If your score is under 680, try to pay down revolving card balances first. Utilization ratio counts for roughly 30% of your FICO® Score, and dropping under 30% can make a difference within weeks. On-time payments matter more than anything; even if late fees are involved, bring accounts current before applying. Need fast help? Some lenders now let you submit explanations or supporting docs if something on your credit is a fluke.

Calculate your debt-to-income ratio with laser precision. If you’re over the 36–43% comfort zone, extra payments toward debt for a month or two can shift your status from maybe to approved. If you’re starting a new job or going full-time, wait until the paychecks pile up.

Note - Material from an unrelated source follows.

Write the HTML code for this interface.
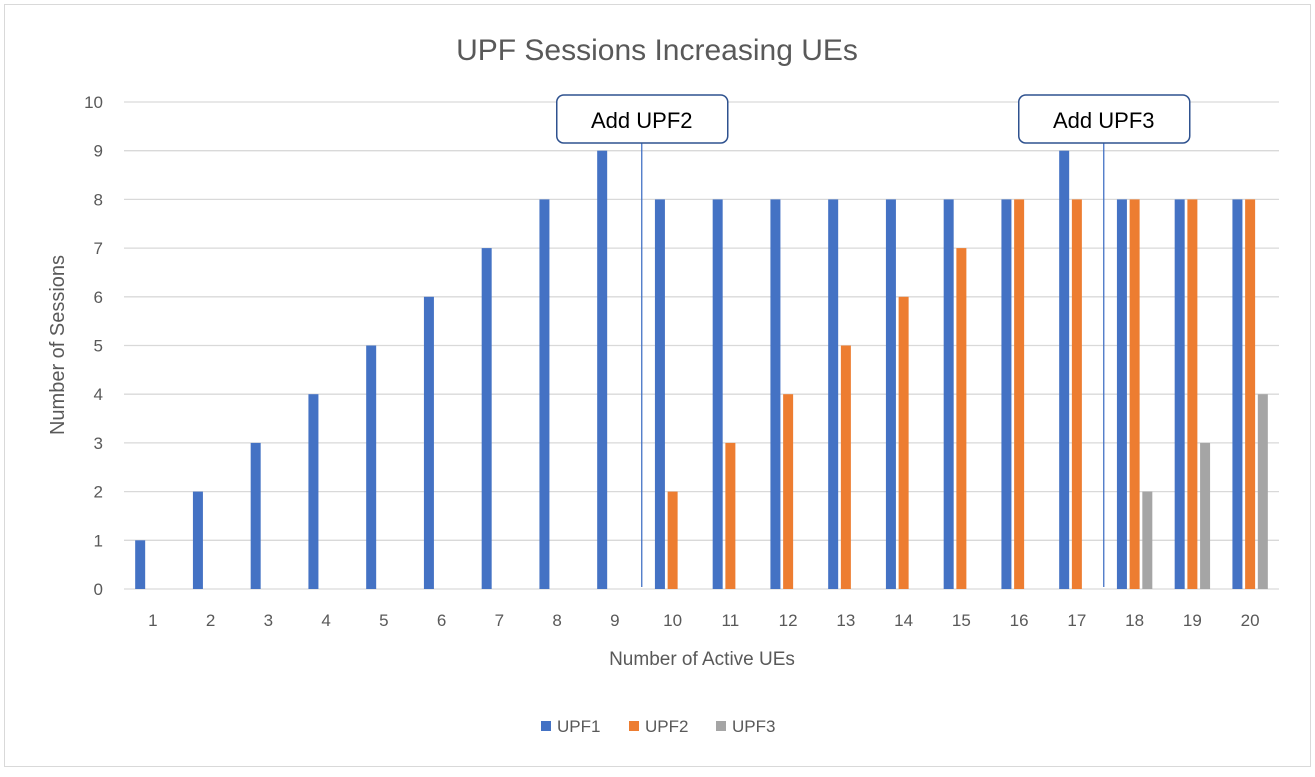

Lenders love evidence of stable, predictable income.

Consider borrowing less than you think you need—a modest ask shows financial restraint and makes lenders more likely to say yes. Applying with a co-borrower or co-signer with strong credit can also swing the odds, but make sure you both understand the legal connection.

Shop around—don’t just fill out one application and wait. Many online pre-qualification tools let you check without impacting your credit score. Use these soft checks to spot the best rates before choosing where to send a full application.

  • Pay off old collection accounts, even if they’re small
  • Set up auto-payments for monthly bills to avoid late payments
  • Gather pay stubs, bank statements, and tax returns in advance
  • Consider a credit union if your bank says no—many have easier standards
  • Double check loan amounts and purposes are consistent on your application

One key stat: According to LendingTree, pre-qualified borrowers had approval rates nearly three times higher than non-prequalified applicants in early 2025. It pays to test the waters before you cannonball in.

There’s an advantage for those who plan: strong documentation, a clear understanding of debt and income, and the patience to improve a score before applying can pay off. Personal loans aren’t out of reach, but lenders want proof you’ll handle money responsibly and actually pay back what you borrow. Put yourself in their shoes, show them you’re dependable, and your chances go way up.